Саша вовсе не была в восторге от перспективы рыть могилы и осматривать скелеты, но теперь, когда они приблизились к разгадке, бросить эту затею на полпути она не могла.
– А если это болезнь? Не опасно раскапывать общую могилу?
Старомодный свисток издал противный писклявый звук. Войтех снова повернулся к плите и снял с нее чайник, потом налил кипяток в обе чашки. Саша молча наблюдала за его манипуляциями и ответила только тогда, когда он сел рядом с ней.
– И кто из нас после этого микробиолог? Не думаю, что это опасно. Сам знаешь, вирус гриппа так долго не живет. Тем более человечество давно научилось с ним бороться. – Она отломила кусочек шоколадки и запила его приторно-сладким кофе.
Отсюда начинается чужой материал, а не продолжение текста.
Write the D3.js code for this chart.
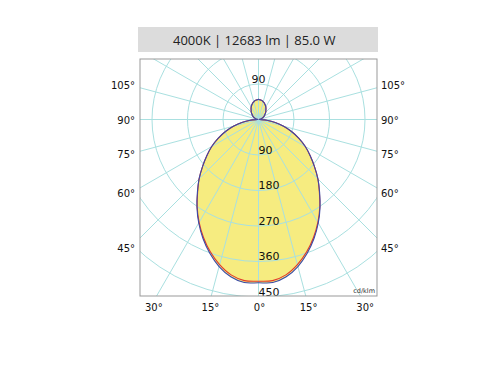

Похоже, по инерции себе сахара она добавила тоже гораздо больше, чем нужно.
– Какой из меня на самом деле микробиолог, я тебе уже рассказывал, – ничуть не смутился Войтех. – Но насчет вируса гриппа я в курсе. Я боюсь другого: что если мы ошиблись и это был не грипп?
– Даже если я неправильно поставила диагноз, не думаю, что нам что-то угрожает. Прошло шестьдесят лет. И ты сам говоришь, что тела сжигали. Если это была все-таки болезнь, возбудитель давно уничтожен.
– Я ведь могу и ошибаться насчет сожжения, – Войтех вздохнул, бездумно размешивая в чашке давно растворившийся сахар. Он вдруг понял, что просто боится подтвердить раскопками версию массового убийства. Хотя это прекрасно бы объяснило появление призраков, даже если и выглядело бы немного по-киношному. – Но еще больше я боюсь, что ты окажешься права, – признался он и посмотрел на Сашу. Почему-то он только сейчас заметил, что ее волосы на самом деле кудрявые, а не прямые.
– Права в чем? – переспросила она, не совсем понимая, что он имеет в виду.